What the task requires:
Which lines in the records below contain the word "this"? Copy each one out.

Rows from a dataset of charts and code

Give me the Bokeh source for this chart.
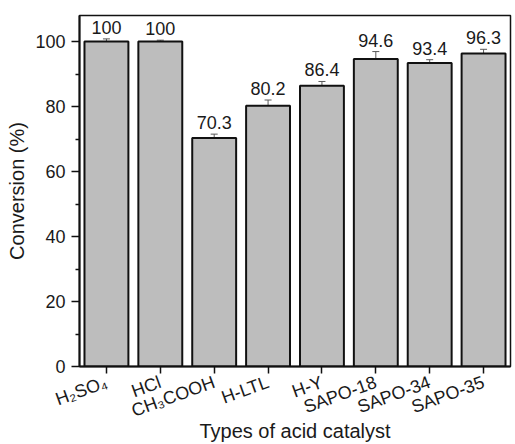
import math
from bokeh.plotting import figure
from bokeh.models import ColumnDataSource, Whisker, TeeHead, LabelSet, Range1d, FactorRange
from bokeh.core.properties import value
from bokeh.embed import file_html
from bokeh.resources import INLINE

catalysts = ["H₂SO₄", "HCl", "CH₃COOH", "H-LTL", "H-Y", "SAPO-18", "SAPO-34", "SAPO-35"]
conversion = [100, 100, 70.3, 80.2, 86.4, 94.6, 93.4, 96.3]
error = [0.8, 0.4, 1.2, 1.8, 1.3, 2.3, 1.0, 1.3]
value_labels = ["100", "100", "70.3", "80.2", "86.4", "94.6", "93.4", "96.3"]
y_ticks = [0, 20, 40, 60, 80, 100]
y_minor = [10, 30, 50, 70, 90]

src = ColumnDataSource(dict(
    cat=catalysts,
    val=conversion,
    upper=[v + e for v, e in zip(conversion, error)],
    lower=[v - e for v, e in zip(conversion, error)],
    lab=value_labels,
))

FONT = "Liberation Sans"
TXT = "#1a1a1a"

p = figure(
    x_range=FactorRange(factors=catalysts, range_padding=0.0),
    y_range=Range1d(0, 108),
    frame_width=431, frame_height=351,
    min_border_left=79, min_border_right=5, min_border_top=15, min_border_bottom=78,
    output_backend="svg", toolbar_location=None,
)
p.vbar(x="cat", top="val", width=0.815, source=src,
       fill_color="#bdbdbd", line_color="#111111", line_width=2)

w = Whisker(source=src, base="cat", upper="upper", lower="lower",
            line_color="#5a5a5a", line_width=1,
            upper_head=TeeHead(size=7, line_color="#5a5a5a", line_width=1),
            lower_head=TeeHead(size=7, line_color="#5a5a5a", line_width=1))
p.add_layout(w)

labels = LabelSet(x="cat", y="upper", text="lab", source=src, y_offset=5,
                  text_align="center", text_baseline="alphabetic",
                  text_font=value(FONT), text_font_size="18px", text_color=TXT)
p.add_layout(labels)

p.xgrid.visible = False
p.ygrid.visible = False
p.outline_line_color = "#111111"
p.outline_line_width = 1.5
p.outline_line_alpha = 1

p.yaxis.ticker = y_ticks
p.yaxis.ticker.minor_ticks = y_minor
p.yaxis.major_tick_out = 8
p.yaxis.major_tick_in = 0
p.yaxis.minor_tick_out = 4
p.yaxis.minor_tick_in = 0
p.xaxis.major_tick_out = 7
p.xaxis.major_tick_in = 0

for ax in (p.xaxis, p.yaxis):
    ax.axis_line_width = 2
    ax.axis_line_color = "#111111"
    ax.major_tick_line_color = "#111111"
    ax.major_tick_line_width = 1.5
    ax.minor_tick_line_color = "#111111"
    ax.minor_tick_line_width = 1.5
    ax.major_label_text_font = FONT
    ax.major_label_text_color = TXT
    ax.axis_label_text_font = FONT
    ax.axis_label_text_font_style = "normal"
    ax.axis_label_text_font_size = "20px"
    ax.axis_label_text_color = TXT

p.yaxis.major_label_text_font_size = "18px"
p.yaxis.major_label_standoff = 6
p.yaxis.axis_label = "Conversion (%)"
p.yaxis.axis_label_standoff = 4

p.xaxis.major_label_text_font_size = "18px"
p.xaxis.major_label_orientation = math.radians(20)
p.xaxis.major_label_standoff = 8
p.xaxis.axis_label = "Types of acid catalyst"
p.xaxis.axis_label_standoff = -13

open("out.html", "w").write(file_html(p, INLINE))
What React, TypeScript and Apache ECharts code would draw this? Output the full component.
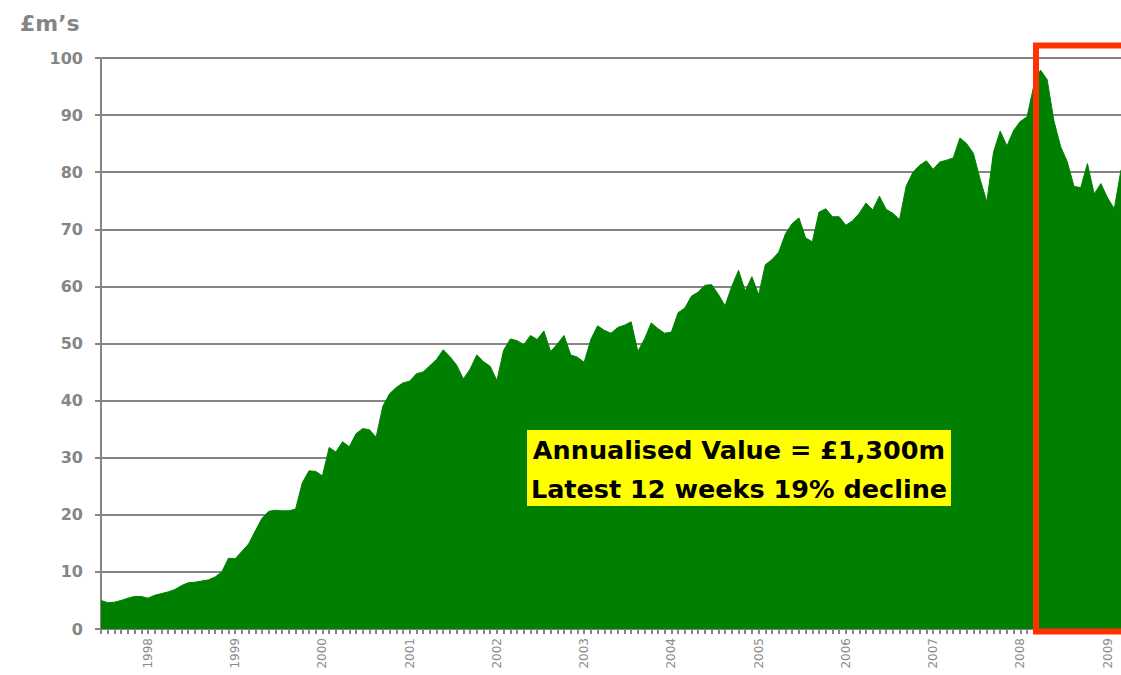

Correct answer:
Give me the Bokeh source for this chart.
What React, TypeScript and Apache ECharts code would draw this? Output the full component.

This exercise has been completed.